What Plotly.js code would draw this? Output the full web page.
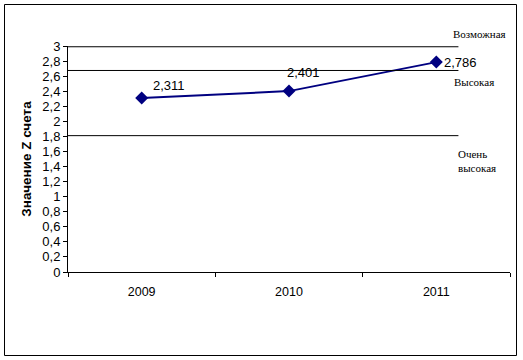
---
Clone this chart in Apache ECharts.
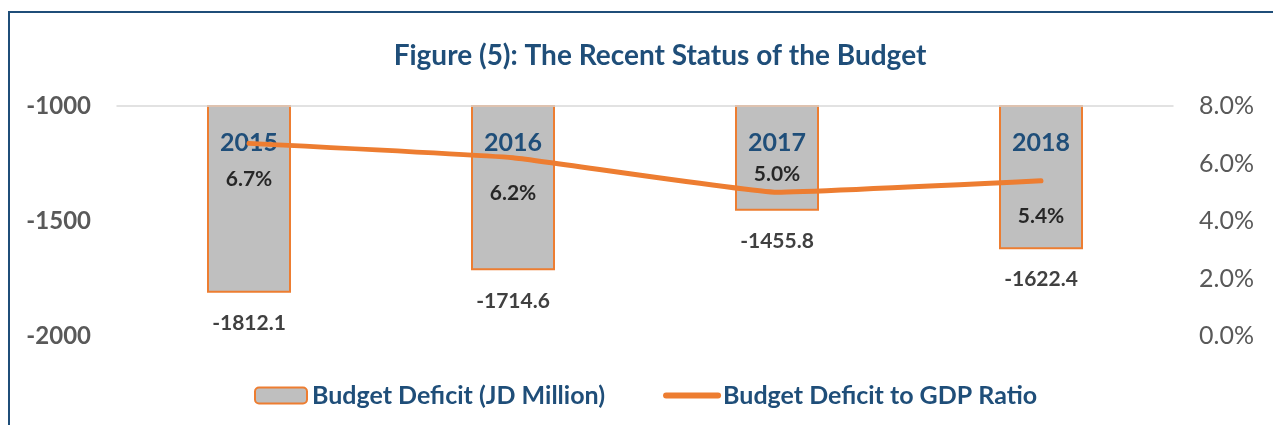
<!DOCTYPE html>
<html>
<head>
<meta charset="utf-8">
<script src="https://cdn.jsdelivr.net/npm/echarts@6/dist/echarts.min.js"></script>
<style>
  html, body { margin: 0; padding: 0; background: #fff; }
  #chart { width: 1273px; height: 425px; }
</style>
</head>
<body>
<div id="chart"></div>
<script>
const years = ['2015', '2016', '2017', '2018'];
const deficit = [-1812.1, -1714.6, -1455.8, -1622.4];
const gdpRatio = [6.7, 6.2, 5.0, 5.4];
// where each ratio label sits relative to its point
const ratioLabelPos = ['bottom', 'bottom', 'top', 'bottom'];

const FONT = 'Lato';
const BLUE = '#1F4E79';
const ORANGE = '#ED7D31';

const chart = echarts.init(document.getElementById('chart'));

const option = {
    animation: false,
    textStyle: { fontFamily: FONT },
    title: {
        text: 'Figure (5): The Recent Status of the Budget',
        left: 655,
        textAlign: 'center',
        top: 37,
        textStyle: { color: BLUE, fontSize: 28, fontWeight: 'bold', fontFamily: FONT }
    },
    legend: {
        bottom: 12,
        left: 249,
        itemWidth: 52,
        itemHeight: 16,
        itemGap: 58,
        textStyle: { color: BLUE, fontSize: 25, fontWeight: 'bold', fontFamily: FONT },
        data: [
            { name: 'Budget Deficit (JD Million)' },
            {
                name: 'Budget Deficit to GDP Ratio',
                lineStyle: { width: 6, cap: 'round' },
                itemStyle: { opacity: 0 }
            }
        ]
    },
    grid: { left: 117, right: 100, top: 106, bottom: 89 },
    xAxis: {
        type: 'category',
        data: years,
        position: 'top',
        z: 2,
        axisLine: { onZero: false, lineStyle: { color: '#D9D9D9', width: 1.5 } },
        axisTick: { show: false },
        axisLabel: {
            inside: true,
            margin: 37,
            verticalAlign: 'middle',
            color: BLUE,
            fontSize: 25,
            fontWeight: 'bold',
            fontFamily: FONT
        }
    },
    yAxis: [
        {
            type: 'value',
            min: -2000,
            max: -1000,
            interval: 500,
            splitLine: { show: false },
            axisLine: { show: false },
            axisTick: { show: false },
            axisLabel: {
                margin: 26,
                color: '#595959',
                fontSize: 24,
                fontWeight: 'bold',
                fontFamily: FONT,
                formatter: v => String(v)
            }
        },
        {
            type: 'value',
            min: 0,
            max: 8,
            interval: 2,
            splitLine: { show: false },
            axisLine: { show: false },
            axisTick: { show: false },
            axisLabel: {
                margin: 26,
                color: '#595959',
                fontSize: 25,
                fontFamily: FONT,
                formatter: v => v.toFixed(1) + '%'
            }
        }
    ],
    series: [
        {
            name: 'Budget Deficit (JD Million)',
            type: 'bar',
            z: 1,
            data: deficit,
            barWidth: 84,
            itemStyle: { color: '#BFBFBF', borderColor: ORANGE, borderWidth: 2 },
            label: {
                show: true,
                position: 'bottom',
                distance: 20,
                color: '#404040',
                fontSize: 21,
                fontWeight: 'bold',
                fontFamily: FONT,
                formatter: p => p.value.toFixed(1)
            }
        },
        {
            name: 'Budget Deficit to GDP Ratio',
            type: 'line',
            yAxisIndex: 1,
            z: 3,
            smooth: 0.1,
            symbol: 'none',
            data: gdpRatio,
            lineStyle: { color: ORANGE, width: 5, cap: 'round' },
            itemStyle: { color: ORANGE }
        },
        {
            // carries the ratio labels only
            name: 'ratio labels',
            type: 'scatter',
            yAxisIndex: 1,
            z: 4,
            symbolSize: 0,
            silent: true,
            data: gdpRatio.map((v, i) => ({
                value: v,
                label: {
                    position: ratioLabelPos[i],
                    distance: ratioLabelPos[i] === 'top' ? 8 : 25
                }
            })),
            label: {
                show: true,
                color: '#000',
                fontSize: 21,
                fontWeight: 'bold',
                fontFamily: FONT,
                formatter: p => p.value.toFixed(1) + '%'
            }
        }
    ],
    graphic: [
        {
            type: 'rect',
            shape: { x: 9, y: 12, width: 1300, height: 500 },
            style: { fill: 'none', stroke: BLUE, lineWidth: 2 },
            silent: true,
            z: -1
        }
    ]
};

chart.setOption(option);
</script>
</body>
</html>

▶ [Exercise brief]: Give back, unchanged, each line from the one containing "Clone this chart in Apache ECharts." through the one containing "const chart = echarts.init(document.getElementById('chart'));". Pictures are to be left out.

▶ [Result of the exercise]:
Clone this chart in Apache ECharts.
<!DOCTYPE html>
<html>
<head>
<meta charset="utf-8">
<script src="https://cdn.jsdelivr.net/npm/echarts@6/dist/echarts.min.js"></script>
<style>
  html, body { margin: 0; padding: 0; background: #fff; }
  #chart { width: 1273px; height: 425px; }
</style>
</head>
<body>
<div id="chart"></div>
<script>
const years = ['2015', '2016', '2017', '2018'];
const deficit = [-1812.1, -1714.6, -1455.8, -1622.4];
const gdpRatio = [6.7, 6.2, 5.0, 5.4];
// where each ratio label sits relative to its point
const ratioLabelPos = ['bottom', 'bottom', 'top', 'bottom'];

const FONT = 'Lato';
const BLUE = '#1F4E79';
const ORANGE = '#ED7D31';

const chart = echarts.init(document.getElementById('chart'));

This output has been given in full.